Une entente à l’amiable a finalement été signée le 1er décembre 2021. 

Tenu par un accord de confidentialité, le président de MDP Consulting, Anthony Jullien, se fait avare de détails sur le contenu de cette entente. Il déplore cependant d’importantes pertes dans cette saga juridique qui aura duré trois ans. « Nous avions ouvert une filiale à Montréal en plus, pour faire la suite du projet, accompagner les travaux, etc. et le développement de la station. Filiale que nous avons fermée évidemment compte tenu de la situation. Ça n’a vraiment pas été pour nous une réussite. Au total, avec les frais de création, les loyers, etc. c’est pas loin de 100 000 $ que nous a coûté notre relation avec Gilles Bélanger », affirme-t-il dans un échange de courriel. 
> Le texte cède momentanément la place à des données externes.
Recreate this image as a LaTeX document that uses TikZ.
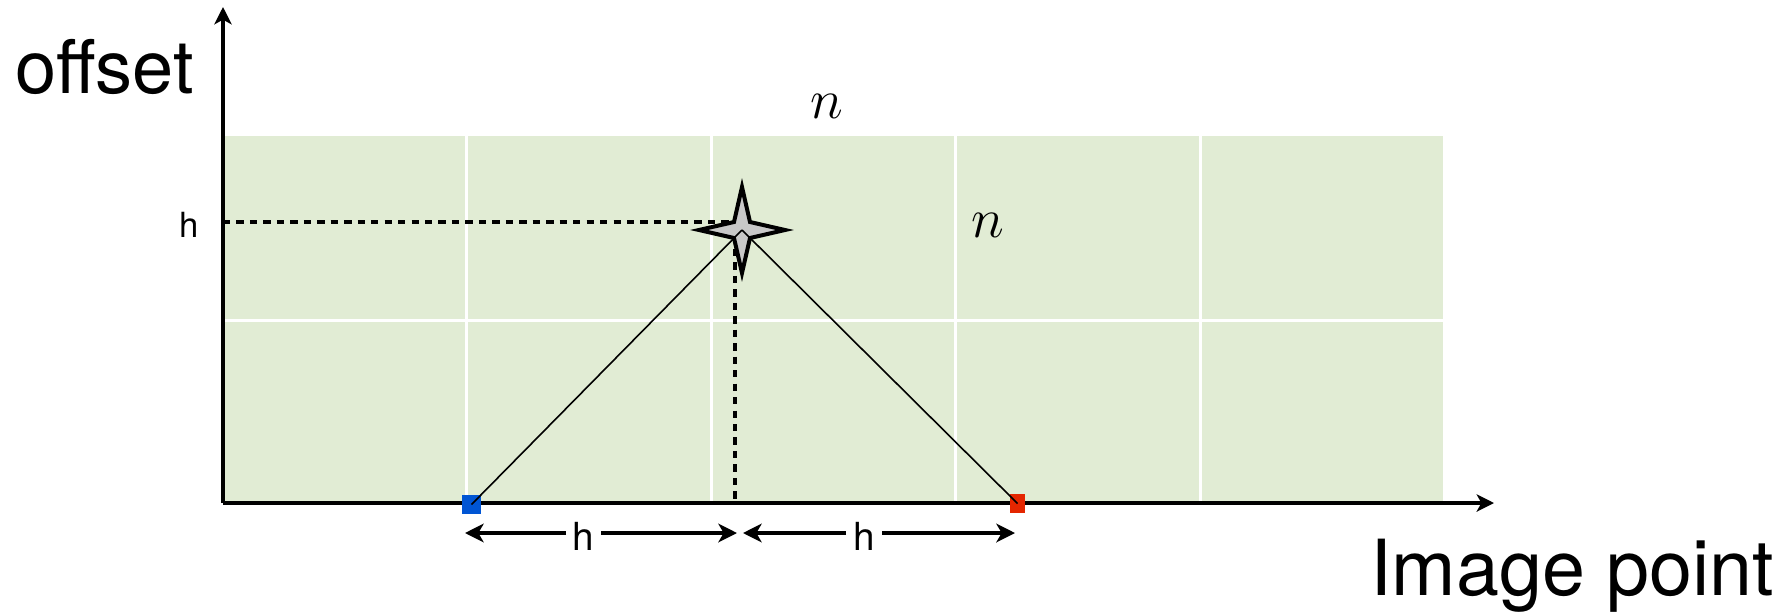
\RequirePackage{fix-cm}
\documentclass[tikz,border=0pt]{standalone}
\usepackage{fontspec}
\setmainfont{TeX Gyre Heros}
\usetikzlibrary{arrows.meta}
\definecolor{gridgreen}{RGB}{225,236,212}
\definecolor{sqblue}{RGB}{0,85,212}
\definecolor{sqred}{RGB}{228,38,0}
\definecolor{stargray}{RGB}{200,200,200}
\tikzset{
  axisline/.style={line width=2.4pt,-{Stealth[length=13pt,width=13pt,inset=3.5pt]}},
  gridline/.style={white,line width=2.25pt},
  guide/.style={line width=3pt,dash pattern=on 5.5pt off 4.6pt},
  ray/.style={line width=1.2pt},
  dimarrow/.style={line width=2.5pt,-{Stealth[length=14pt,width=14pt,inset=4pt]}},
  sqbox/.style={minimum width=#1,minimum height=14.25pt,inner sep=0pt,draw=none},
  bigtext/.style={inner sep=0pt,anchor=base west},
  hlabel/.style={inner sep=0pt,anchor=base},
  mathlabel/.style={inner sep=0pt,font=\fontsize{42pt}{46pt}\selectfont},
}
\begin{document}
\begin{tikzpicture}[x=0.75pt,y=-0.75pt]
\useasboundingbox (0,0) rectangle (1792,611);
% green grid
\fill[gridgreen] (223,136) rectangle (1443,503);
\foreach \gx in {466.5,711,955.5,1200}
  \draw[gridline] (\gx,136) -- (\gx,503);
\draw[gridline] (223,320) -- (1443,320);
% guides
\coordinate (O) at (223,503);
\coordinate (S) at (742,230);
\coordinate (G) at (735,222);
\coordinate (Gy) at (223,222);
\coordinate (Gx) at (735,503);
\draw[guide] (Gy) -- (G);
\draw[guide] (G) -- (Gx);
% axes
\coordinate (yTop) at (223,7);
\coordinate (xEnd) at (1494,503);
\draw[axisline] (O) -- (yTop);
\draw[axisline] (O) -- (xEnd);
% squares
\node[sqbox=14.25pt,fill=sqblue] (B) at (471.5,504.5) {};
\node[sqbox=11.5pt,fill=sqred] (R) at (1017.5,503.5) {};
% star
\draw[line width=3pt,fill=stargray,line join=miter,miter limit=20]
  (742,187) -- (750,222) -- (785,230) -- (750,238) -- (742,273) -- (734,238) -- (699,230) -- (734,222) -- cycle;
% rays
\draw[ray] (B.center) -- (S);
\draw[ray] (R.center) -- (S);
% labels
\node[bigtext,font=\fontsize{55.5pt}{60pt}\selectfont] (off) at (15,93) {offset};
\node[bigtext,font=\fontsize{58pt}{62pt}\selectfont] (img) at (1370,595) {Image point};
\node[hlabel,font=\fontsize{26pt}{30pt}\selectfont] (hl) at (189,237) {h};
\node[mathlabel] (n1) at (827,106) {$n$};
\node[mathlabel] (n2) at (988,225) {$n$};
% dimension arrows
\coordinate (d1a) at (465,533);
\coordinate (d1b) at (737,533);
\coordinate (d2a) at (743,533);
\coordinate (d2b) at (1015,533);
\node[hlabel,font=\fontsize{29pt}{33pt}\selectfont] (h1) at (583,550) {h};
\node[hlabel,font=\fontsize{29pt}{33pt}\selectfont] (h2) at (864,550) {h};
\coordinate (h1l) at (566,533);
\coordinate (h1r) at (601,533);
\coordinate (h2l) at (846,533);
\coordinate (h2r) at (882,533);
\draw[dimarrow] (h1l) -- (d1a);
\draw[dimarrow] (h1r) -- (d1b);
\draw[dimarrow] (h2l) -- (d2a);
\draw[dimarrow] (h2r) -- (d2b);
\end{tikzpicture}
\end{document}
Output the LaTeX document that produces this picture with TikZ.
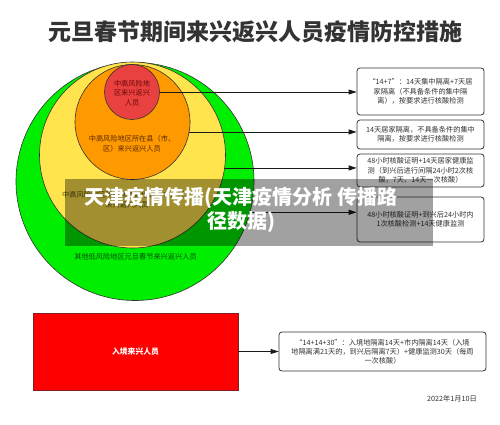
\documentclass[tikz,border=0pt]{standalone}
\usepackage{fontspec}
\setmainfont{Noto Sans CJK SC}
\usetikzlibrary{arrows.meta}
\definecolor{cgreen}{HTML}{00EE00}
\definecolor{cyellow}{HTML}{FFE44D}
\definecolor{corange}{HTML}{FF9900}
\definecolor{cred}{HTML}{E94040}
\definecolor{txt}{HTML}{333333}
\definecolor{redtxt}{HTML}{6A0808}
\definecolor{orgtxt}{HTML}{5A2800}
\definecolor{ylwtxt}{HTML}{5A4A00}
\definecolor{grntxt}{HTML}{0A4A0A}
\definecolor{rectborder}{HTML}{7A2020}
\begin{document}
\begin{tikzpicture}[x=1pt,y=-1pt,
  ring/.style={circle,draw=black!80,line width=0.6pt,inner sep=0pt,outer sep=0pt},
  small/.style={font=\fontsize{7.2}{9.6}\selectfont,align=center,inner sep=0pt},
  infobox/.style={draw=txt,line width=0.8pt,rounded corners=3pt,fill=white,inner sep=0pt,
    text=txt,font=\fontsize{7.2}{9.2}\selectfont,align=center,minimum width=127pt},
  arr/.style={draw=black!90,line width=0.8pt,-{Triangle[length=8pt,width=5pt]}}]
\useasboundingbox (0,0) rectangle (500,425);
\fill[white] (0,0) rectangle (500,425);

\node[font=\fontsize{23}{26}\selectfont\bfseries,text=txt,inner sep=0pt] (title) at (255,32) {元旦春节期间来兴返兴人员疫情防控措施};

% nested circles
\node[ring,fill=cgreen,minimum size=238pt] (green) at (135,181.5) {};
\node[ring,fill=cyellow,minimum size=186pt] (yellow) at (132.5,155) {};
\node[ring,fill=corange,minimum size=115pt] (orange) at (132.5,122) {};
\node[ring,fill=cred,minimum size=55pt] (red) at (132,92) {};

\node[small,text=redtxt] (redt) at (132,93) {中高风险地\\区来兴返兴\\人员};
\node[small,text=orgtxt] (orgt) at (132,143.5) {中高风险地区所在县（市、\\区）来兴返兴人员};
\node[small,text=ylwtxt] (ylwt) at (127,200) {中高风险地区所在地市其他县（市、区）\\来兴返兴人员};
\node[small,text=grntxt] (grnt) at (135.5,257) {其他低风险地区元旦春节来兴返兴人员};

% boxes
\node[infobox,minimum height=47pt] (b1) at (420.5,91.5) {“14+7”：14天集中隔离+7天居\\家隔离（不具备条件的集中隔\\离），按要求进行核酸检测};
\node[infobox,minimum height=29pt] (b2) at (420.5,134.5) {14天居家隔离，不具备条件的集中\\隔离，按要求进行核酸检测};
\node[infobox,minimum height=33pt] (b3) at (420.5,170.5) {48小时核酸证明+14天居家健康监\\测（到兴后进行间隔24小时2次核\\酸，7天、14天一次核酸）};
\node[infobox,minimum height=45pt] (b4) at (420.5,219.5) {48小时核酸证明+到兴后24小时内\\1次核酸检测+14天健康监测};

\draw[arr] (red.east) -- (red.east -| b1.west);
\draw[arr] (orange.-10) -- (orange.-10 -| b2.west);
\draw[arr] (yellow.-8.7) -- (yellow.-8.7 -| b3.west);
\draw[arr] (green.-15.8) -- (green.-15.8 -| b4.west);

% entry
\node[fill=red,draw=rectborder,line width=0.8pt,minimum width=205pt,minimum height=77pt,inner sep=0pt,
  text=white,font=\fontsize{7.8}{9}\selectfont\bfseries] (entry) at (135.5,351.5) {入境来兴人员};
\node[infobox,minimum width=207pt,minimum height=39pt] (b5) at (382.5,351.5) {“14+14+30”：入境地隔离14天+市内隔离14天（入境\\地隔离满21天的，到兴后隔离7天）+健康监测30天（每周\\一次核酸）};
\draw[arr] (entry.east) -- (b5.west);

\node[small,text=txt,anchor=east] (date) at (477,399) {2022年1月10日};

% watermark band
\node[fill=black,fill opacity=0.37,minimum width=368pt,minimum height=67pt,inner sep=0pt] (band) at (249,212.5) {};
\node[text=white,font=\fontsize{20}{24}\selectfont\bfseries,align=center,inner sep=0pt] (wm) at (241,210) {天津疫情传播(天津疫情分析 传播路\\径数据)};
\end{tikzpicture}
\end{document}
M. Bélanger s’est contenté d’affirmer que l’affaire a été réglée, rappelant qu’il a travaillé seul pendant deux ans avant le rachat de la montagne avec les autres actionnaires. Il avait plaidé dans ce dossier que l’ensemble des actionnaires du projet devaient débourser pour ces services.
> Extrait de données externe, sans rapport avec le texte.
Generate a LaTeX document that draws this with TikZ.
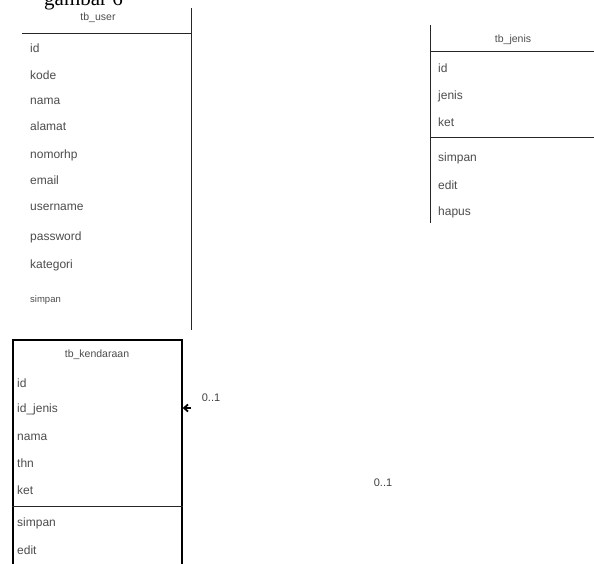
\documentclass[tikz,border=0pt]{standalone}
\usepackage{fontspec}
\setmainfont{Liberation Sans}
\newfontfamily\capfont{Liberation Serif}
\usetikzlibrary{arrows.meta,positioning}

\begin{document}
\begin{tikzpicture}[
  x=1pt, y=1pt,
  frame/.style={rectangle, inner sep=0pt},
  line/.style={line width=1.3pt, color=black!85},
  head/.style={font=\fontsize{10.5}{11}\selectfont, text=black!70},
  attr/.style={font=\fontsize{12}{13}\selectfont, text=black!70, anchor=west, inner sep=0pt},
  mult/.style={font=\fontsize{11}{12}\selectfont, text=black!75},
  arr/.style={-{Straight Barb[length=4pt, width=7pt]}, line width=1.8pt}
]
\useasboundingbox (0,0) rectangle (594,563);

% caption, cut by the top edge
\node[font=\capfont\fontsize{21}{22}\selectfont, anchor=base west, inner sep=0pt] (cap) at (44,557) {gambar 6};

% tb_user
\node[frame, minimum width=169pt, minimum height=322pt] (user) at (106.5,394) {};
\draw[line] (user.north east) -- (user.south east);
\draw[line] ([yshift=-26pt]user.north west) -- ([yshift=-26pt]user.north east);
\node[head] (userh) at (98,545) {tb\_user};
\node[attr] (u1) at (30,515) {id};
\node[attr, below=27pt of u1.west, anchor=west] (u2) {kode};
\node[attr, below=26pt of u2.west, anchor=west] (u3) {nama};
\node[attr, below=25pt of u3.west, anchor=west] (u4) {alamat};
\node[attr, below=29pt of u4.west, anchor=west] (u5) {nomorhp};
\node[attr, below=25pt of u5.west, anchor=west] (u6) {email};
\node[attr, below=27pt of u6.west, anchor=west] (u7) {username};
\node[attr, below=30pt of u7.west, anchor=west] (u8) {password};
\node[attr, below=28pt of u8.west, anchor=west] (u9) {kategori};
\node[attr, below=35pt of u9.west, anchor=west, font=\fontsize{9.5}{10}\selectfont] (u10) {simpan};

% tb_jenis
\node[frame, minimum width=189pt, minimum height=198pt] (jenis) at (525.5,439) {};
\draw[line] (jenis.north west) -- (jenis.south west);
\draw[line] ([yshift=-27pt]jenis.north west) -- ([yshift=-27pt]jenis.north east);
\draw[line] ([yshift=-113pt]jenis.north west) -- ([yshift=-113pt]jenis.north east);
\node[head] (jenish) at (513,523) {tb\_jenis};
\node[attr] (j1) at (438,495) {id};
\node[attr, below=28pt of j1.west, anchor=west] (j2) {jenis};
\node[attr, below=26pt of j2.west, anchor=west] (j3) {ket};
\node[attr, below=36pt of j3.west, anchor=west] (j4) {simpan};
\node[attr, below=27pt of j4.west, anchor=west] (j5) {edit};
\node[attr, below=27pt of j5.west, anchor=west] (j6) {hapus};

% tb_kendaraan
\node[frame, draw, line width=1.3pt, minimum width=169pt, minimum height=233pt] (kend) at (97.5,106.5) {};
\draw[line] ([yshift=-167pt]kend.north west) -- ([yshift=-167pt]kend.north east);
\node[head] (kendh) at (97,208) {tb\_kendaraan};
\node[attr] (k1) at (17,180) {id};
\node[attr, below=26pt of k1.west, anchor=west] (k2) {id\_jenis};
\node[attr, below=28pt of k2.west, anchor=west] (k3) {nama};
\node[attr, below=26pt of k3.west, anchor=west] (k4) {thn};
\node[attr, below=27pt of k4.west, anchor=west] (k5) {ket};
\node[attr, below=33pt of k5.west, anchor=west] (k6) {simpan};
\node[attr, below=27pt of k6.west, anchor=west] (k7) {edit};

% association
\coordinate (src) at (191,155);
\draw[arr] (src) -- (kend.east |- src);
\node[mult] (m1) at (211,165) {0..1};
\node[mult] (m2) at (383,80) {0..1};
\end{tikzpicture}
\end{document}
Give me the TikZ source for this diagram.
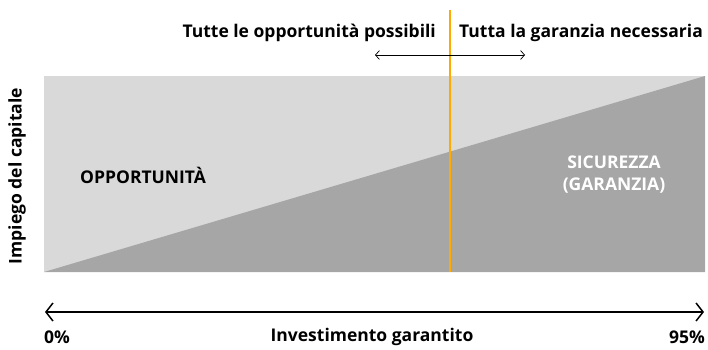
\documentclass[tikz,border=0pt]{standalone}
\usepackage{fontspec}
\setmainfont{Open Sans}
\usetikzlibrary{arrows.meta}
\definecolor{lightg}{HTML}{D9D9D9}
\definecolor{darkg}{HTML}{A6A6A6}
\definecolor{orangel}{HTML}{FFAA00}
\begin{document}
\begin{tikzpicture}[x=1pt,y=-1pt,
  lbl/.style={font=\bfseries\fontsize{17.5}{22}\selectfont, inner sep=0pt}]
\useasboundingbox (0,0) rectangle (708,349);
\coordinate (tl) at (44,76);
\coordinate (tr) at (705,76);
\coordinate (br) at (705,272);
\coordinate (bl) at (44,272);
\fill[lightg] (tl) rectangle (br);
\fill[darkg] (bl) -- (tr) -- (br) -- cycle;
\coordinate (otop) at (450,10);
\coordinate (obot) at (450,272);
\draw[orangel, line width=2pt] (otop) -- (obot);
\coordinate (sa) at (375,55);
\coordinate (sb) at (525,55);
\draw[{Straight Barb[length=4pt,width=9pt]}-{Straight Barb[length=4pt,width=9pt]}, line width=0.7pt] (sa) -- (sb);
\coordinate (ba) at (45,312);
\coordinate (bb) at (704,312);
\draw[{Straight Barb[length=7pt,width=18pt]}-{Straight Barb[length=7pt,width=18pt]}, line width=1.5pt] (ba) -- (bb);
\node[lbl, anchor=east] (lt) at (436,33) {Tutte le opportunità possibili};
\node[lbl, anchor=west] (rt) at (459,33) {Tutta la garanzia necessaria};
\node[lbl, anchor=west] (op) at (80,175) {OPPORTUNITÀ};
\node[lbl, white, align=center] (sic) at (614,175) {SICUREZZA\\(GARANZIA)};
\node[lbl, rotate=90] (yl) at (17,176) {Impiego del capitale};
\node[lbl, anchor=west] (z) at (44,337) {0\%};
\node[lbl, anchor=east] (n) at (705,337) {95\%};
\node[lbl] (ig) at (372,337) {Investimento garantito};
\end{tikzpicture}
\end{document}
Le prolongement du chemin du Panorama, réalisé pour quatre villas de luxe, a fait couler beaucoup d’encre.

Grogne face au développement

Le développement immobilier dans le secteur d’Owls Head a fait couler beaucoup d’encre dans les derniers mois. En mai 2021, l’organisme environnemental Memphrémagog conservation inc. a notamment qualifié de « saccage environnemental » le chantier de prolongation du chemin du Panorama, aménagé sur le versant est de la montagne pour quatre villas de luxe. 

Les députés libéraux Isabelle Melançon et Gaétan Barrette, alors respectivement porte-parole de l’opposition officielle en matière d’environnement et en matière de questions éthiques, avaient par la suite réclamé une intervention du ministre de l’Environnement. Toutes les autorisations nécessaires à ce développement avaient cependant été octroyées. 

Le plan directeur du centre de villégiature quatre saisons d’Owl’s Head  prévoit notamment l’ajout de 495 unités résidentielles d’ici 2030.